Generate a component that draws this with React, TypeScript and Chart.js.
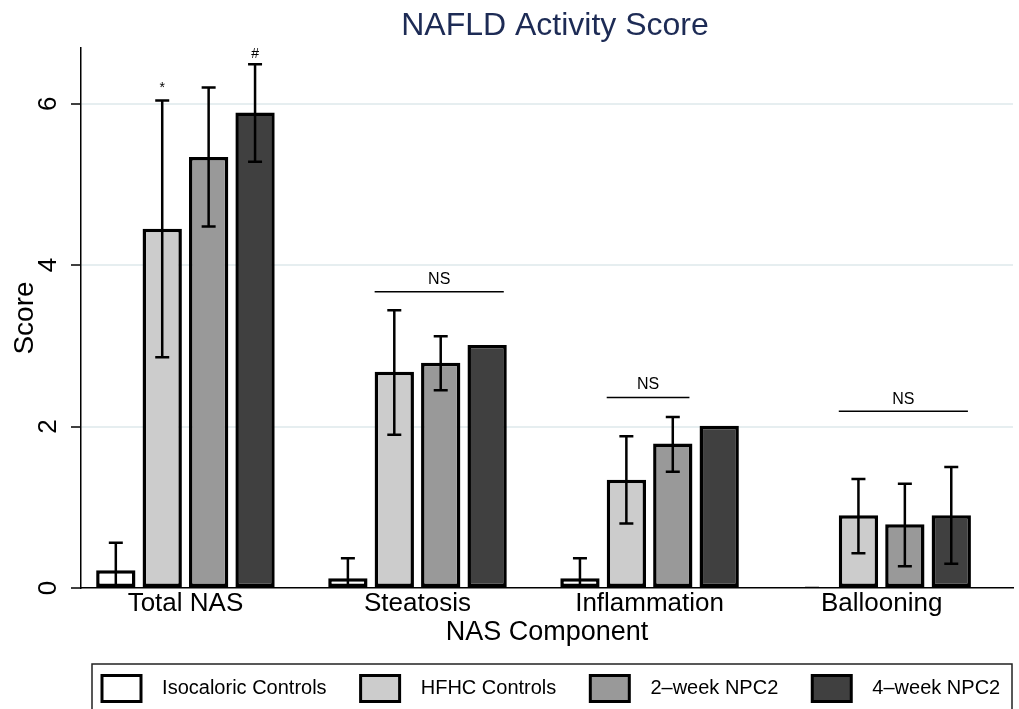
import React, { useEffect, useRef } from 'react';
import { Chart, registerables } from 'chart.js';

Chart.register(...registerables);

// ---------- data ----------
const categories = ['Total NAS', 'Steatosis', 'Inflammation', 'Ballooning'];
const seriesNames = ['Isocaloric Controls', 'HFHC Controls', '2\u2013week NPC2', '4\u2013week NPC2'];

const isoMean = [0.22, 0.12, 0.12, 0];
const isoLow = [-0.11, -0.13, -0.13, 0];
const isoHigh = [0.56, 0.37, 0.37, 0];

const hfhcMean = [4.45, 2.68, 1.34, 0.9];
const hfhcLow = [2.86, 1.9, 0.8, 0.43];
const hfhcHigh = [6.04, 3.44, 1.88, 1.35];

const wk2Mean = [5.34, 2.79, 1.79, 0.79];
const wk2Low = [4.48, 2.45, 1.44, 0.27];
const wk2High = [6.2, 3.12, 2.12, 1.29];

const wk4Mean = [5.89, 3.01, 2.01, 0.9];
const wk4Low = [5.28, 3.01, 2.01, 0.3];
const wk4High = [6.49, 3.01, 2.01, 1.5];

const yTicks = [0, 2, 4, 6];

// significance markers (text, category, series, y value of baseline)
const markText = ['*', '#'];
const markCategory = [0, 0];
const markSeries = [1, 3];
const markY = [6.14, 6.56];

// NS brackets (category, first series, last series, line y, label y)
const nsCategory = [1, 2, 3];
const nsFrom = [1, 1, 1];
const nsTo = [3, 2, 3];
const nsLineY = [3.67, 2.36, 2.19];
const nsLabelY = [3.82, 2.515, 2.33];

const seriesMeans = [isoMean, hfhcMean, wk2Mean, wk4Mean];
const seriesLows = [isoLow, hfhcLow, wk2Low, wk4Low];
const seriesHighs = [isoHigh, hfhcHigh, wk2High, wk4High];
const seriesColors = ['#ffffff', '#cccccc', '#999999', '#404040'];

const FONT = "'Liberation Sans', Arial, Helvetica, sans-serif";

const errorBarPlugin = {
  id: 'errorBars',
  afterDatasetsDraw(chart: any) {
    const { ctx, chartArea, scales } = chart;
    const y = scales.y;
    ctx.save();
    ctx.beginPath();
    ctx.rect(chartArea.left, chartArea.top - 60, chartArea.right - chartArea.left, chartArea.bottom - chartArea.top + 60);
    ctx.clip();
    ctx.strokeStyle = '#000';
    ctx.lineWidth = 2.5;
    ctx.lineCap = 'butt';
    const half = 7;
    chart.data.datasets.forEach((_: any, i: number) => {
      const meta = chart.getDatasetMeta(i);
      meta.data.forEach((bar: any, j: number) => {
        const lo = seriesLows[i][j];
        const hi = seriesHighs[i][j];
        // a zero-width interval on a visible bar is hidden by the bar outline
        if (lo === hi && seriesMeans[i][j] !== 0) return;
        const x = bar.x;
        const yl = y.getPixelForValue(lo);
        const yh = y.getPixelForValue(hi);
        ctx.beginPath();
        ctx.moveTo(x, yl);
        ctx.lineTo(x, yh);
        ctx.moveTo(x - half, yh);
        ctx.lineTo(x + half, yh);
        ctx.moveTo(x - half, yl);
        ctx.lineTo(x + half, yl);
        ctx.stroke();
      });
    });
    ctx.restore();
  },
};

const annotationPlugin = {
  id: 'annotations',
  afterDatasetsDraw(chart: any) {
    const { ctx, scales } = chart;
    const y = scales.y;
    ctx.save();
    ctx.fillStyle = '#000';
    ctx.strokeStyle = '#000';
    ctx.textAlign = 'center';
    ctx.textBaseline = 'alphabetic';
    ctx.font = `14px ${FONT}`;
    markText.forEach((t, k) => {
      const bar = chart.getDatasetMeta(markSeries[k]).data[markCategory[k]];
      ctx.fillText(t, bar.x, y.getPixelForValue(markY[k]));
    });
    ctx.lineWidth = 1.5;
    ctx.font = `16px ${FONT}`;
    ctx.textBaseline = 'middle';
    nsCategory.forEach((c, k) => {
      const b1 = chart.getDatasetMeta(nsFrom[k]).data[c];
      const b2 = chart.getDatasetMeta(nsTo[k]).data[c];
      const x1 = b1.x - b1.width / 2;
      const x2 = b2.x + b2.width / 2 - 3;
      const ly = y.getPixelForValue(nsLineY[k]);
      ctx.beginPath();
      ctx.moveTo(x1, ly);
      ctx.lineTo(x2, ly);
      ctx.stroke();
      ctx.fillText('NS', (x1 + x2) / 2, y.getPixelForValue(nsLabelY[k]));
    });
    ctx.restore();
  },
};

const yLabelPlugin = {
  id: 'yLabels',
  afterDraw(chart: any) {
    const { ctx, scales } = chart;
    const y = scales.y;
    ctx.save();
    ctx.fillStyle = '#000';
    ctx.font = `26px ${FONT}`;
    ctx.textAlign = 'center';
    ctx.textBaseline = 'middle';
    y.ticks.forEach((t: any) => {
      const py = y.getPixelForValue(t.value);
      ctx.save();
      ctx.translate(49, py);
      ctx.rotate(-Math.PI / 2);
      ctx.fillText(String(t.value), 0, 0);
      ctx.restore();
    });
    ctx.restore();
  },
};

const placementPlugin = {
  id: 'placement',
  afterLayout(chart: any) {
    if (chart.legend) {
      chart.legend.left = 68;
      chart.legend.right = 1300;
    }
    if (chart.titleBlock) {
      chart.titleBlock.left = 91;
      chart.titleBlock.right = 1019;
    }
  },
  afterDraw(chart: any) {
    const { ctx } = chart;
    ctx.save();
    ctx.strokeStyle = '#222';
    ctx.lineWidth = 1.5;
    ctx.strokeRect(92, 664, 920, 70);
    ctx.restore();
  },
};

export default function App() {
  const ref = useRef<HTMLCanvasElement>(null);

  useEffect(() => {
    if (!ref.current) return;
    const chart = new Chart(ref.current, {
      type: 'bar',
      data: {
        datasets: seriesNames.map((name, i) => ({
          label: name,
          data: categories.map((_, j) => ({ x: j, y: seriesMeans[i][j] })),
          backgroundColor: seriesColors[i],
          borderColor: '#000',
          borderWidth: 3.5,
          borderSkipped: false,
          categoryPercentage: 0.8,
          barPercentage: 0.847,
        })),
      },
      options: {
        animation: false,
        responsive: false,
        maintainAspectRatio: false,
        layout: { padding: { left: 0, right: 6, top: 0, bottom: -2.5 } },
        plugins: {
          tooltip: { enabled: false },
          title: {
            display: true,
            text: 'NAFLD Activity Score',
            color: '#1d2b55',
            font: { family: FONT, size: 32, weight: 'normal' },
            padding: { top: 7, bottom: 2.6 },
          },
          legend: {
            position: 'bottom',
            align: 'start',
            labels: {
              boxWidth: 39,
              boxHeight: 26,
              padding: 34,
              color: '#000',
              font: { family: FONT, size: 20 },
              generateLabels: (ch: any) =>
                ch.data.datasets.map((ds: any, i: number) => ({
                  text: '  ' + ds.label,
                  fillStyle: ds.backgroundColor,
                  strokeStyle: '#000',
                  lineWidth: 3,
                  hidden: false,
                  datasetIndex: i,
                })),
            },
          },
        },
        scales: {
          x: {
            type: 'linear',
            min: -0.45,
            max: 3.566,
            offset: false,
            afterBuildTicks: (s: any) => {
              s.ticks = categories.map((_, i) => ({ value: i }));
            },
            afterFit: (s: any) => {
              s.height = 53.5;
            },
            ticks: {
              callback: (v: any) => categories[Math.round(Number(v))] ?? '',
              color: '#000',
              font: { family: FONT, size: 26 },
              padding: 0,
              maxRotation: 0,
              autoSkip: false,
            },
            grid: { display: false, drawTicks: false, offset: false },
            border: { display: true, color: '#000', width: 1.5 },
            title: {
              display: true,
              text: 'NAS Component',
              color: '#000',
              font: { family: FONT, size: 27, lineHeight: 0.63 },
              padding: 0,
            },
          },
          y: {
            type: 'linear',
            min: 0,
            max: 6.69,
            afterBuildTicks: (s: any) => {
              s.ticks = yTicks.map((v) => ({ value: v }));
            },
            afterFit: (s: any) => {
              s.width = 81;
            },
            ticks: { display: false },
            grid: {
              color: (c: any) => (c.tick && c.tick.value === 0 ? 'rgba(0,0,0,0)' : '#e6eef0'),
              lineWidth: 2,
              drawTicks: true,
              tickLength: 10,
              tickColor: '#000',
              tickWidth: 1.5,
            },
            border: { display: true, color: '#000', width: 1.5 },
            title: {
              display: true,
              text: 'Score',
              color: '#000',
              font: { family: FONT, size: 28 },
              padding: { top: 8.5, bottom: 0 },
            },
          },
        },
      } as any,
      plugins: [errorBarPlugin, annotationPlugin, yLabelPlugin, placementPlugin],
    });
    return () => chart.destroy();
  }, []);

  return (
    <div style={{ position: 'absolute', left: 0, top: 0, width: 1019, height: 709, background: '#fff' }}>
      <canvas ref={ref} width={1019} height={709} style={{ display: 'block', width: 1019, height: 709 }} />
    </div>
  );
}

::::::::

Look at the listing and set down only the lines from its start through the line with "Chart.register(...registerables);", word for word and without pictures.

Generate a component that draws this with React, TypeScript and Chart.js.
import React, { useEffect, useRef } from 'react';
import { Chart, registerables } from 'chart.js';

Chart.register(...registerables);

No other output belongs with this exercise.